那时候还没有实行义务教育,每年都要交学杂费,每到交学杂费的时候,小转就蔫了。班主任宣布收学杂费后,同学们就陆陆续续把钱交了上去,唯有小转,每次都要拖到班主任催要。班主任踩着上课铃声踏上讲台,刚在讲桌前站定,就喊:“冯小转!学杂费拿来了吗?”小转低着头支支吾吾,老师侧着耳朵:“你说什么?大声点!”小转依然低着头支支吾吾。班主任“啪”的一下把手里的课本摔在了桌上:“冯小转!到讲台上来说!”小转低着头慢慢吞吞地走到讲桌前。班主任再一次发问:“学杂费拿来了吗?”小转低着头,两手搓着衣角:“俺娘说,吃了午饭就交……”“吃了午饭就交,你昨天就是这么说的,前天也是这么说的,你们家就从来没吃过午饭?”班主任的话引得同学们哄堂大笑,小转依旧低着头,搓着衣角抽泣起来……

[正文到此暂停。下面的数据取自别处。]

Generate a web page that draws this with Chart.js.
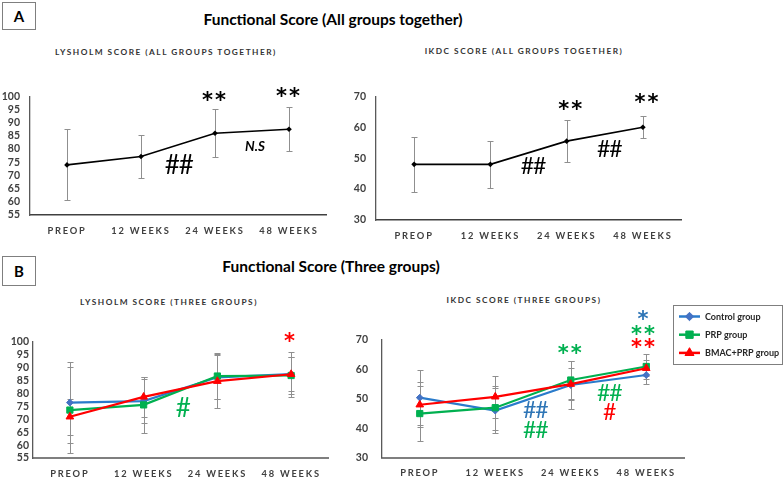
<!DOCTYPE html>
<html><head><meta charset="utf-8">
<script src="https://cdn.jsdelivr.net/npm/chart.js@4.4.0/dist/chart.umd.min.js"></script>
<style>
body{margin:0;background:#fff;}
#fig{position:relative;width:784px;height:478px;overflow:hidden;font-family:Lato,'Open Sans',sans-serif;background:#fff;}
.box{position:absolute;border:1px solid #7f7f7f;font-weight:bold;font-size:15px;line-height:1;display:flex;align-items:center;justify-content:center;box-sizing:border-box;color:#000;}
.title{position:absolute;font-weight:bold;font-size:15.5px;line-height:1;white-space:nowrap;transform:translateX(-50%);color:#000;}
.sub{position:absolute;font-weight:bold;font-size:8.3px;line-height:1;letter-spacing:1.5px;white-space:nowrap;transform:translateX(-50%);color:#333;}
.cw{position:absolute;}
</style></head>
<body>
<div id="fig">
  <div class="box" style="left:2px;top:2px;width:34px;height:28px;">A</div>
  <div class="title" style="left:333px;top:12px;">Functional Score (All groups together)</div>
  <div class="sub" style="left:166px;top:48px;">LYSHOLM SCORE (ALL GROUPS TOGETHER)</div>
  <div class="sub" style="left:524px;top:47px;">IKDC SCORE (ALL GROUPS TOGETHER)</div>
  <div class="box" style="left:2px;top:256px;width:34px;height:30px;">B</div>
  <div class="title" style="left:331px;top:259px;">Functional Score (Three groups)</div>
  <div class="sub" style="left:169px;top:298px;">LYSHOLM SCORE (THREE GROUPS)</div>
  <div class="sub" style="left:524px;top:296px;">IKDC SCORE (THREE GROUPS)</div>
  <div class="cw" style="left:0px;top:80px;"><canvas id="cA1" width="340" height="160"></canvas></div>
  <div class="cw" style="left:346px;top:80px;"><canvas id="cA2" width="346" height="165"></canvas></div>
  <div class="cw" style="left:0px;top:330px;"><canvas id="cB1" width="340" height="148"></canvas></div>
  <div class="cw" style="left:350px;top:300px;"><canvas id="cB2" width="434" height="178"></canvas></div>
</div>
<script>
// ---------------- DATA ----------------
const categories = ['PREOP', '12 WEEKS', '24 WEEKS', '48 WEEKS'];
const lysholmTicks = [55, 60, 65, 70, 75, 80, 85, 90, 95, 100];
const ikdcTicks = [30, 40, 50, 60, 70];

const lysholmAll = [74, 77.2, 86, 87.5];
const lysholmAllSD = [13.5, 8, 9, 8.3];
const ikdcAll = [48, 48, 55.5, 60];
const ikdcAllSD = [9, 7.5, 6.8, 3.6];

const groupNames = ['Control group', 'PRP group', 'BMAC+PRP group'];
const lysholmControl = [76.5, 77.1, 86.3, 87.5];
const lysholmControlSD = [15.7, 8.4, 8.6, 8.7];
const lysholmPRP = [73.6, 75.6, 86.8, 87];
const lysholmPRPSD = [16.7, 11, 9, 7.3];
const lysholmBMAC = [71, 78.7, 84.8, 87.5];
const lysholmBMACSD = [6.9, 7.8, 10.5, 6.5];
const ikdcControl = [50.4, 46, 54.7, 58.1];
const ikdcControlSD = [9.4, 7.6, 8, 3];
const ikdcPRP = [45, 47, 56.4, 61];
const ikdcPRPSD = [9.4, 7.5, 6.5, 4.2];
const ikdcBMAC = [48, 50.7, 55, 60.4];
const ikdcBMACSD = [7.7, 7.2, 5.5, 2.8];

// significance labels (text, category position, value position, group)
const notesLysholmAll = [['**', 2, 99.5], ['**', 3, 101], ['##', 1.51, 73.6], ['N.S', 2.54, 81]];
const notesIkdcAll = [['**', 2.06, 66.8], ['**', 3.06, 69], ['##', 1.56, 47.4], ['##', 2.56, 52.9]];
const notesLysholmGroups = [['#', 1.53, 74, 1], ['*', 2.99, 101.2, 2]];
const notesIkdcGroups = [['*', 2.97, 78.1, 0], ['**', 2.97, 73, 1], ['**', 2.97, 68.3, 2], ['**', 2.0, 66.3, 1],
  ['##', 1.53, 45.9, 0], ['##', 1.53, 39.2, 1], ['##', 2.51, 51.7, 1], ['#', 2.51, 45.3, 2]];

// ---------------- STYLE ----------------
const lineColors = ['#2A7BCB', '#00B050', '#FF0000'];
const noteColors = ['#2E75B6', '#00B050', '#FF0000'];
const markerColors = ['#4472C4', '#00B050', '#FF0000'];
const markerStyles = ['rectRot', 'rect', 'triangle'];
const markerRadius = [3.4, 4.4, 4.4];
const FONT = 'Lato, "Open Sans", sans-serif';
const STAR = '"DejaVu Sans", sans-serif';

const noteFont = (t, small) => {
  if (t === 'N.S') return {font: 'italic bold 13.5px ' + FONT, sp: '0px', dy: 0};
  if (t.indexOf('*') >= 0) return {font: 'bold 21px ' + STAR, sp: '2px', dy: 4};
  return {font: (small ? 23 : 26) + 'px ' + FONT, sp: '-1px', dy: 0};
};

const errorBars = {
  id: 'errorBars',
  beforeDatasetsDraw(chart, args, opts) {
    const ctx = chart.ctx, ys = chart.scales.y;
    ctx.save();
    ctx.strokeStyle = opts.color || '#8c8c8c';
    ctx.lineWidth = 1;
    const cap = opts.cap || 3;
    chart.data.datasets.forEach((ds, di) => {
      const meta = chart.getDatasetMeta(di);
      ds.sd.forEach((s, i) => {
        const px = Math.round(meta.data[i].x) + 0.5;
        const v = ds.data[i];
        const t = Math.round(ys.getPixelForValue(v + s)) + 0.5;
        const b = Math.round(ys.getPixelForValue(v - s)) + 0.5;
        ctx.beginPath();
        ctx.moveTo(px, t); ctx.lineTo(px, b);
        ctx.moveTo(px - cap, t); ctx.lineTo(px + cap, t);
        ctx.moveTo(px - cap, b); ctx.lineTo(px + cap, b);
        ctx.stroke();
      });
    });
    ctx.restore();
  }
};

const notes = {
  id: 'notes',
  afterDraw(chart, args, opts) {
    const ctx = chart.ctx, xs = chart.scales.x, ys = chart.scales.y;
    (opts.items || []).forEach(n => {
      const f = noteFont(n[0], opts.small);
      ctx.save();
      ctx.font = f.font;
      ctx.letterSpacing = f.sp;
      ctx.fillStyle = n.length > 3 ? noteColors[n[3]] : '#000';
      ctx.textAlign = 'center';
      ctx.textBaseline = 'middle';
      ctx.fillText(n[0], xs.getPixelForValue(n[1]), ys.getPixelForValue(n[2]) + f.dy);
      ctx.restore();
    });
  }
};

const spacedX = {
  id: 'spacedX',
  beforeDraw(chart) {
    const sc = chart.scales.x;
    if (sc && !sc._spaced) {
      const orig = sc.drawLabels;
      sc.drawLabels = function (area) {
        const c = this.ctx;
        const prev = c.letterSpacing;
        c.letterSpacing = '1.8px';
        orig.call(this, area);
        c.letterSpacing = prev;
      };
      sc._spaced = true;
    }
  }
};

const legendBox = {
  id: 'legendBox',
  afterDraw(chart, args, opts) {
    if (!opts.show) return;
    const ctx = chart.ctx;
    const ca = chart.chartArea;
    const bx = ca.right - 11, by = 5, bw = 109, bh = 59;
    ctx.save();
    ctx.strokeStyle = '#7f7f7f';
    ctx.lineWidth = 1;
    ctx.strokeRect(bx + 0.5, by + 0.5, bw, bh);
    chart.data.datasets.forEach((ds, i) => {
      const y = by + 11.5 + i * 18.2;
      ctx.strokeStyle = ds.borderColor;
      ctx.lineWidth = 2.5;
      ctx.beginPath();
      ctx.moveTo(bx + 6, y); ctx.lineTo(bx + 27, y);
      ctx.stroke();
      ctx.fillStyle = ds.pointBackgroundColor;
      ctx.strokeStyle = ds.pointBorderColor;
      ctx.lineWidth = 1;
      Chart.helpers.drawPoint(ctx, {pointStyle: ds.pointStyle, radius: ds.pointRadius + 0.8, rotation: 0, borderWidth: 1}, bx + 16.5, y);
      ctx.font = 'bold 9px ' + FONT;
      ctx.fillStyle = '#262626';
      ctx.textAlign = 'left';
      ctx.textBaseline = 'middle';
      ctx.fillText(ds.label, bx + 32, y + 0.5);
    });
    ctx.restore();
  }
};

function makeChart(id, sets, ticks, geom, noteItems, showLegend, single) {
  const datasets = sets.map((s, i) => single ? {
    label: s.label, data: s.data, sd: s.sd,
    borderColor: '#000', borderWidth: 1.6, pointStyle: 'rectRot', pointRadius: 2.8,
    pointBackgroundColor: '#000', pointBorderColor: '#000', pointBorderWidth: 0, tension: 0
  } : {
    label: s.label, data: s.data, sd: s.sd,
    borderColor: lineColors[i], borderWidth: 2.2, pointStyle: markerStyles[i], pointRadius: markerRadius[i],
    pointBackgroundColor: markerColors[i], pointBorderColor: markerColors[i], pointBorderWidth: 1,
    tension: 0, order: 2 - i
  });
  return new Chart(document.getElementById(id), {
    type: 'line',
    data: {labels: categories, datasets},
    options: {
      responsive: false, animation: false, devicePixelRatio: 1,
      layout: {padding: {top: geom.top, right: geom.right, left: 0, bottom: 0}},
      plugins: {
        legend: {display: false}, tooltip: {enabled: false}, title: {display: false},
        errorBars: {color: '#8f8f8f', cap: 3},
        notes: {items: noteItems, small: !!geom.smallNotes},
        legendBox: {show: showLegend}
      },
      scales: {
        x: {
          offset: true,
          grid: {display: false, drawTicks: false},
          border: {display: true, color: geom.xColor, width: geom.xWidth},
          ticks: {font: {family: FONT, weight: 'bold', size: 9.3}, color: '#404040', padding: 10, maxRotation: 0, autoSkip: false},
          afterFit: s => { s.height = geom.xh; }
        },
        y: {
          min: ticks[0], max: ticks[ticks.length - 1],
          grid: {display: false, drawTicks: false},
          border: {display: true, color: '#595959', width: 1.3},
          ticks: {stepSize: ticks[1] - ticks[0], autoSkip: false, font: {family: FONT, weight: 'bold', size: 10.5}, color: '#404040', padding: geom.yp},
          afterFit: s => { s.width = geom.yw; }
        }
      }
    },
    plugins: [errorBars, spacedX, notes, legendBox]
  });
}

makeChart('cA1', [{label: 'Lysholm', data: lysholmAll, sd: lysholmAllSD}], lysholmTicks,
  {top: 12, right: 14, xh: 25, yw: 30, yp: 10, xColor: '#404040', xWidth: 1.5}, notesLysholmAll, false, true);
makeChart('cA2', [{label: 'IKDC', data: ikdcAll, sd: ikdcAllSD}], ikdcTicks,
  {top: 16, right: 11, xh: 25, yw: 30, yp: 10, xColor: '#404040', xWidth: 1.5, smallNotes: true}, notesIkdcAll, false, true);
makeChart('cB1', [
  {label: groupNames[0], data: lysholmControl, sd: lysholmControlSD},
  {label: groupNames[1], data: lysholmPRP, sd: lysholmPRPSD},
  {label: groupNames[2], data: lysholmBMAC, sd: lysholmBMACSD}], lysholmTicks,
  {top: 12, right: 12, xh: 20, yw: 33, yp: 4, xColor: '#7f7f7f', xWidth: 2}, notesLysholmGroups, false, false);
makeChart('cB2', [
  {label: groupNames[0], data: ikdcControl, sd: ikdcControlSD},
  {label: groupNames[1], data: ikdcPRP, sd: ikdcPRPSD},
  {label: groupNames[2], data: ikdcBMAC, sd: ikdcBMACSD}], ikdcTicks,
  {top: 40, right: 100, xh: 20, yw: 32, yp: 14, xColor: '#7f7f7f', xWidth: 2, smallNotes: true}, notesIkdcGroups, true, false);
</script>
</body></html>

小转五年级没上完就辍学了,后来辗转到了县城毛巾厂当了学徒工。

鹏鹏娘是我们村远近闻名的漂亮媳妇,乡亲们一提起鹏鹏娘,都赞不绝口:“模样长得真俊,看那水灵劲儿,十个村八个庄都找不出来!”鹏鹏娘长得漂亮,鹏鹏爹能干,鹏鹏爷爷又是供销社的正式工,相比村里其他人家,鹏鹏家的条件那是到天上了。可自从引产后,鹏鹏娘就跟掉了魂儿似的,整天六神无主,家里的活不干,地里的活不管,每天在家闲坐着,嘴里嘟嘟囔囔的。

我不知有多少年没见到鹏鹏娘了,最后一次见她,还是我五六岁的时候。路过她家门口,大门突然打开,鹏鹏娘几步跑出来,一把把我搂在怀里,手抚摸着我的小辫儿,脸蹭着我的脸颊,还不时地亲我的脸蛋,“我就喜欢小闺女,我那闺女在的话也像你这么大了。”她紧紧抱着我不放,我很不自在,像浑身扎满了苍耳,可又挣脱不开,直到娘喊我,我才使劲儿扒开她的手逃走了。

鹏鹏娘进了好几次精神病院,每次都是刚住进去,她就和正常人一样,一出院,就又变了样。鹏鹏爹再也受不了了,提出离婚,鹏鹏娘没哭没闹答应了。鹏鹏爹把家里的五间瓦房留给了鹏鹏娘,带着鹏鹏到县城卖奇石去了。

离了婚的鹏鹏娘自家不做饭,肚子饿了就出门到哪个邻居家坐着,一直坐到人家把饭菜端上桌,吃飽了抹抹嘴就走。时间一长,邻居远远看到鹏鹏娘就咣当把大门一关。可是,若是男主人单独在家,鹏鹏娘大摇大摆地走进去,一进去就不见人出来……

鹏鹏结婚后,在县城买了新房子,把他娘接到了县城。鹏鹏娘一走,村子似乎少了一大块。街上妇女们的骂声、哭声、打架声似乎突然消失了,鹏鹏家的门楼塌陷了一角,只有瓦片间的枯草在风里摇曳着。

2010年,小转的儿子出生后,三爷爷走了。爹告诉我三爷爷去世的消息时,我怎么也没想到事情能这么突然。爹说,你三爷爷喝农药了。三爷爷半身不遂好几年,行动不了,躺够了只能在床沿儿上坐坐。我想不出压死三爷爷的最后一根稻草究竟是什么。

三爷爷出殡那天,小转跪在三爷爷的灵柩前哭哑了嗓子,说不出话来。也是在那一天,我第一次见到小转的儿子。我替小转抱着孩子,这个五个月大的孩子用圆溜溜的大眼睛看着我,我也看着他,我从他黝黑的瞳仁里似乎看到了超生的我,看到了超生的小转,看到了鹏鹏娘,也看到了三爷爷……

又过了五年,我们国家实施了全面二孩政策。